__Exercise task__. In the entries that follow, find the word "this" and report each line it is on.

__Input__.
▬▬▬▬▬▬▬▬▬▬

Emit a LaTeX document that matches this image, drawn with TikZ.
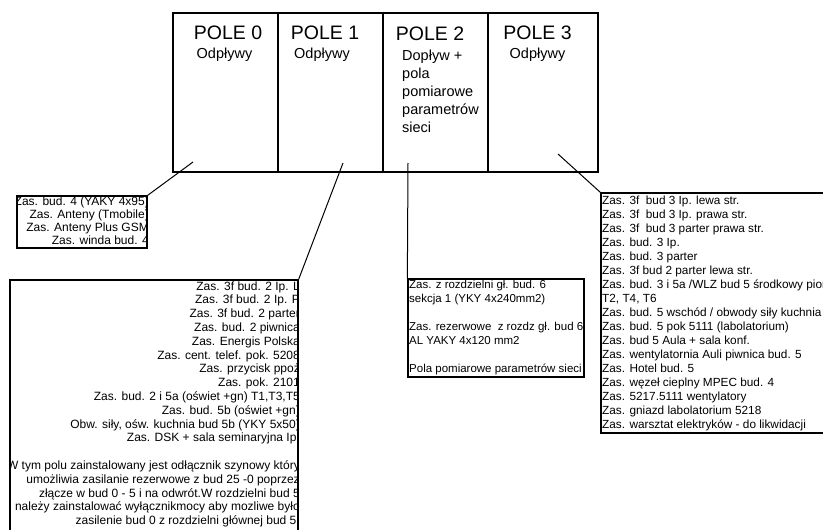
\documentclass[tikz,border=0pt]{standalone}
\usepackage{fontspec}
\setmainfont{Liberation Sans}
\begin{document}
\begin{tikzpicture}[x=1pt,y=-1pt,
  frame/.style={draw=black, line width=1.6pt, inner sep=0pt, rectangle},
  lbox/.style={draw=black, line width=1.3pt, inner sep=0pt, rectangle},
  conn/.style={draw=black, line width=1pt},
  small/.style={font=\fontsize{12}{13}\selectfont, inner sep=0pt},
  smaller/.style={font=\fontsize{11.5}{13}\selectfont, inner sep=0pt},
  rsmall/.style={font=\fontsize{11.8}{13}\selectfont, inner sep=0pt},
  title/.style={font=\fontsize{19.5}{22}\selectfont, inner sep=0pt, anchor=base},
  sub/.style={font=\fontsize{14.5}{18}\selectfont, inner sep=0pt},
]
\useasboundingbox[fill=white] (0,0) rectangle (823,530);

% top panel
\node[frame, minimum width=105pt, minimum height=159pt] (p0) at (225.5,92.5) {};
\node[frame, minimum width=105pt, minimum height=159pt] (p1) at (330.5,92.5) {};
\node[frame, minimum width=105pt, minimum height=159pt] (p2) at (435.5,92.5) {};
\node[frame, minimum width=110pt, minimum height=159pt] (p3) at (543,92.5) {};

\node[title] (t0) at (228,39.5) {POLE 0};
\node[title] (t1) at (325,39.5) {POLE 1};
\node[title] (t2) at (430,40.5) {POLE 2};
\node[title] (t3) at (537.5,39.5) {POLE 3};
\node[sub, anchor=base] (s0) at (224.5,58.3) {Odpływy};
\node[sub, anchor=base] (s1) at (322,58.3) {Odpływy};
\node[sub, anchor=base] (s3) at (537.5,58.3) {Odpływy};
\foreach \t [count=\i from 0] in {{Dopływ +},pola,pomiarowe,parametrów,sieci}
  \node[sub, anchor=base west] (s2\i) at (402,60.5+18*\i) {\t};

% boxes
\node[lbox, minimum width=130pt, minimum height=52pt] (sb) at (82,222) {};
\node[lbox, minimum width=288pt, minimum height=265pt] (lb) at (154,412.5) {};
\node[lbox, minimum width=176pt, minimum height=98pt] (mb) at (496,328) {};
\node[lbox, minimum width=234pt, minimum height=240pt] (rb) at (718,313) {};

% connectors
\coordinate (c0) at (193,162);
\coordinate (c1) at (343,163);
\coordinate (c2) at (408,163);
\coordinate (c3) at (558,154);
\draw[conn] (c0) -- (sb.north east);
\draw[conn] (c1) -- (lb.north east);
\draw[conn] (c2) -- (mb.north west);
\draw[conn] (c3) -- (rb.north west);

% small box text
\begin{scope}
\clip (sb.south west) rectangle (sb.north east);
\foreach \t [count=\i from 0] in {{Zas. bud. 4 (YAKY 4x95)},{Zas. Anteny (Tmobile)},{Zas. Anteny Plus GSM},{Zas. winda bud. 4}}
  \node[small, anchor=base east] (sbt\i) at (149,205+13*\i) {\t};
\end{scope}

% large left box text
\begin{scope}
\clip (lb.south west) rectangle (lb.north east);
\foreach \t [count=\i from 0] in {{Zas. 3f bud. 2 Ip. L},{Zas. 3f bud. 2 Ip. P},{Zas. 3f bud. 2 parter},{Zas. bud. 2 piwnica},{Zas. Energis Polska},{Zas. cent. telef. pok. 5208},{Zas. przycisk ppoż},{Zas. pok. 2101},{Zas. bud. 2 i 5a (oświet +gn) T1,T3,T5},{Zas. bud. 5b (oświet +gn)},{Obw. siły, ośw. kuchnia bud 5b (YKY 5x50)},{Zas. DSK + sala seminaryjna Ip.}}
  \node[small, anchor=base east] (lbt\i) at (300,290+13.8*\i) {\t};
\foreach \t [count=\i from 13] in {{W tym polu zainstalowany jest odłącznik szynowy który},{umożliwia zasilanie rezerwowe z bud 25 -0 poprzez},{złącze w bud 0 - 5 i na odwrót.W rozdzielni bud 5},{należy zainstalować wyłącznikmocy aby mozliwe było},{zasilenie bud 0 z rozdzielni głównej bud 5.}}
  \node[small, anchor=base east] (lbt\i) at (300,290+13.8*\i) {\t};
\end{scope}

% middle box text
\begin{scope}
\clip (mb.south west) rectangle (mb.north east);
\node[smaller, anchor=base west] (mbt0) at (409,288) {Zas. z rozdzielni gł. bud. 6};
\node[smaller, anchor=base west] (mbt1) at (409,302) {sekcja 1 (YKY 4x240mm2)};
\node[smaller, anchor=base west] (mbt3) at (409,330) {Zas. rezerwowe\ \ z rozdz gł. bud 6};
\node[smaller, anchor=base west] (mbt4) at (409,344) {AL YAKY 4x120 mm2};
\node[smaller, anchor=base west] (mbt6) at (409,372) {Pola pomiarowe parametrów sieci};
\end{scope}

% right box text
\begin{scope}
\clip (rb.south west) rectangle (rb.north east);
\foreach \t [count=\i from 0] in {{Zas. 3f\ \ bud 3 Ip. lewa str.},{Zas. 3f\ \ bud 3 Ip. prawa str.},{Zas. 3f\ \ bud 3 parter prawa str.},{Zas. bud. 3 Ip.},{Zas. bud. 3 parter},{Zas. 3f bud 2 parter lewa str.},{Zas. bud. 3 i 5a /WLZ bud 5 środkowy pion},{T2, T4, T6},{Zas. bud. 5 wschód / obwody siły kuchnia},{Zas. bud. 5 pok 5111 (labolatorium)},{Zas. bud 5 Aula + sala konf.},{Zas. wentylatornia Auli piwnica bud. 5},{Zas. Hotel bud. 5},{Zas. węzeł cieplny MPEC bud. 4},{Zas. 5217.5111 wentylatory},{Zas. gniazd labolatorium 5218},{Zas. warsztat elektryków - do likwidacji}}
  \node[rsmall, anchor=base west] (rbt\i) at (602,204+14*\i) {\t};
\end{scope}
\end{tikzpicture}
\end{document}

▬▬▬▬▬▬▬▬▬▬

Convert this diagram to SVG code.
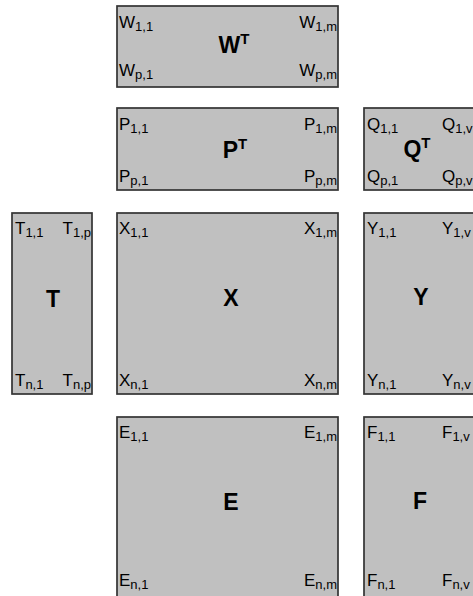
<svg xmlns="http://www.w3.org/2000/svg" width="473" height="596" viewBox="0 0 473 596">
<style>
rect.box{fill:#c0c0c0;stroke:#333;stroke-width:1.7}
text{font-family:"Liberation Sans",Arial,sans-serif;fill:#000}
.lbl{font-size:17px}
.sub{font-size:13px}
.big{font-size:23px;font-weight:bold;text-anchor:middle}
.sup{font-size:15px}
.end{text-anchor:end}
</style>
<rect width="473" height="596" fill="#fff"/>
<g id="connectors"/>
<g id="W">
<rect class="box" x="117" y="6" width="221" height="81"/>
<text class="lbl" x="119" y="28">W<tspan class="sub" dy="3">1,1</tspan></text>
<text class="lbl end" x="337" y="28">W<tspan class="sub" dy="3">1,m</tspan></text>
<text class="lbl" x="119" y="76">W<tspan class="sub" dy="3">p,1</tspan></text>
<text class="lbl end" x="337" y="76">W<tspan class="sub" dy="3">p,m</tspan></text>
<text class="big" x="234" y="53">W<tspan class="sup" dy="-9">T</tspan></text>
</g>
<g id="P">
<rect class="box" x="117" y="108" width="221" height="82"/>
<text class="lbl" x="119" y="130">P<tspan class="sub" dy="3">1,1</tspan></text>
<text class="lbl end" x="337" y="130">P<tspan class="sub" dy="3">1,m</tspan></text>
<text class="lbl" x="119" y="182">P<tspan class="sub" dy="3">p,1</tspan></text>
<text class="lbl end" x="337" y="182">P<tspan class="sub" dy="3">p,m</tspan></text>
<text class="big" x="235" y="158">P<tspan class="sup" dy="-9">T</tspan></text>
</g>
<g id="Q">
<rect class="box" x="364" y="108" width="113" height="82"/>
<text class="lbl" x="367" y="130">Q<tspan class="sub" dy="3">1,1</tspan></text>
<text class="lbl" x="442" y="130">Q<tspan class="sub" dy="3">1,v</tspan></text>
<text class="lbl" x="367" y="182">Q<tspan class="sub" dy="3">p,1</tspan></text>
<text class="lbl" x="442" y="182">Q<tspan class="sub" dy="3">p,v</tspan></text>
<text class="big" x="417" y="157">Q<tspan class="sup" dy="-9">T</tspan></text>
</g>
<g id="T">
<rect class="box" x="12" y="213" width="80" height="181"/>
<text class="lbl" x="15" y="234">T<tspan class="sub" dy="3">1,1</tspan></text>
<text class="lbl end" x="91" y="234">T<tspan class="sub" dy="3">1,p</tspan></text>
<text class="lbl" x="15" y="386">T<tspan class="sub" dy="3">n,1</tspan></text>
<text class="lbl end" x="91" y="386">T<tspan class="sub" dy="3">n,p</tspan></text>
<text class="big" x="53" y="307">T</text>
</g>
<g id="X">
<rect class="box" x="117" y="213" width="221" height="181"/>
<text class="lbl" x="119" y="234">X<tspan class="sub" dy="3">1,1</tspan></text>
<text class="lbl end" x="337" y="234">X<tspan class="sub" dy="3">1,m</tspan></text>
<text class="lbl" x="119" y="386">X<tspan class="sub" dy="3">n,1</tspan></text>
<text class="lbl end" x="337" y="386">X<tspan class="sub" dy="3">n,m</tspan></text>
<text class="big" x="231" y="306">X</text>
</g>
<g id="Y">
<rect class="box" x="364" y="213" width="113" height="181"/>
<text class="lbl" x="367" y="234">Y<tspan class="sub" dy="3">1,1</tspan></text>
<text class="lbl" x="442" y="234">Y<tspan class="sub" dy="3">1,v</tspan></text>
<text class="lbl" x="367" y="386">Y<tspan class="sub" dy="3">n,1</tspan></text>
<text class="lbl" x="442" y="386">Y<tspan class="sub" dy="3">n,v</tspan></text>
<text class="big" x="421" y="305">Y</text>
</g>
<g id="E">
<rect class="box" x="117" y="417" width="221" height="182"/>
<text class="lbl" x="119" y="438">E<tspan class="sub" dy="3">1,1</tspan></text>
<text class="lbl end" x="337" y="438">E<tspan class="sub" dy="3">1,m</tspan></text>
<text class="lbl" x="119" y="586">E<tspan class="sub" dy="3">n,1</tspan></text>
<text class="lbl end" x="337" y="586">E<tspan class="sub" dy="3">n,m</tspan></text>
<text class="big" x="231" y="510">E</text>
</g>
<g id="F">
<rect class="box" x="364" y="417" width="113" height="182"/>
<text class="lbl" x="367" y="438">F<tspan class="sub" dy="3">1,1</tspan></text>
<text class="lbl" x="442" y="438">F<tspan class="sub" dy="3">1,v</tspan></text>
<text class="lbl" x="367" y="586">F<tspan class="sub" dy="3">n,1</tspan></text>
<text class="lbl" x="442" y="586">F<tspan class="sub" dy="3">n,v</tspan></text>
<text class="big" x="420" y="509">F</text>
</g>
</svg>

▬▬▬▬▬▬▬▬▬▬

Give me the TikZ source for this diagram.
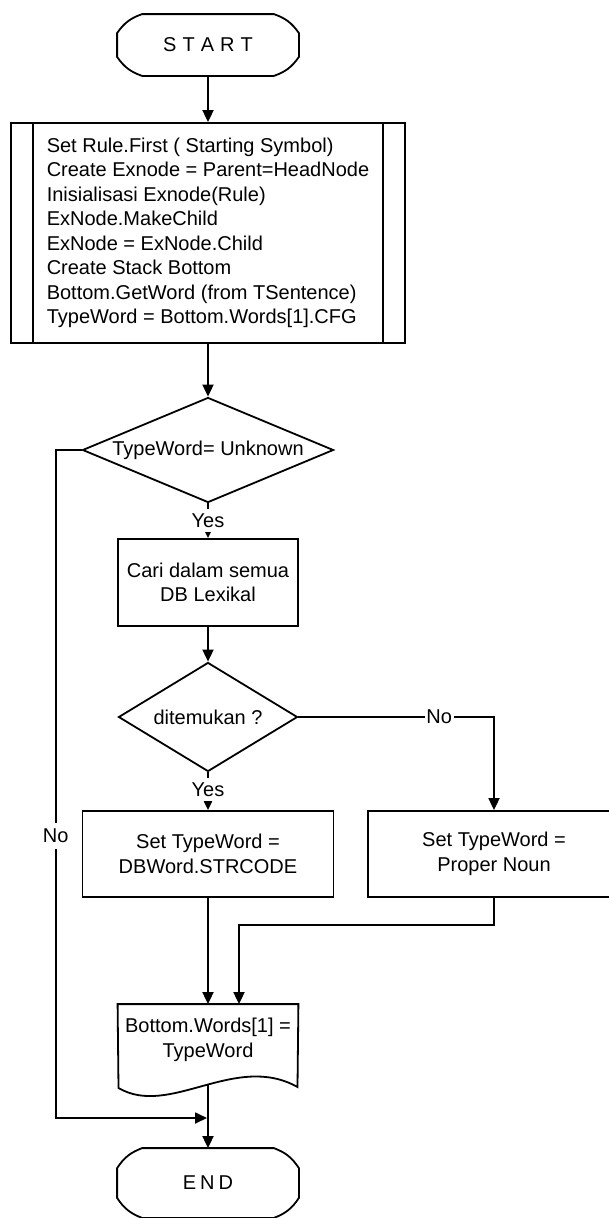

▬▬▬▬▬▬▬▬▬▬

__Completed task__.
Emit a LaTeX document that matches this image, drawn with TikZ.
Convert this diagram to SVG code.
Give me the TikZ source for this diagram.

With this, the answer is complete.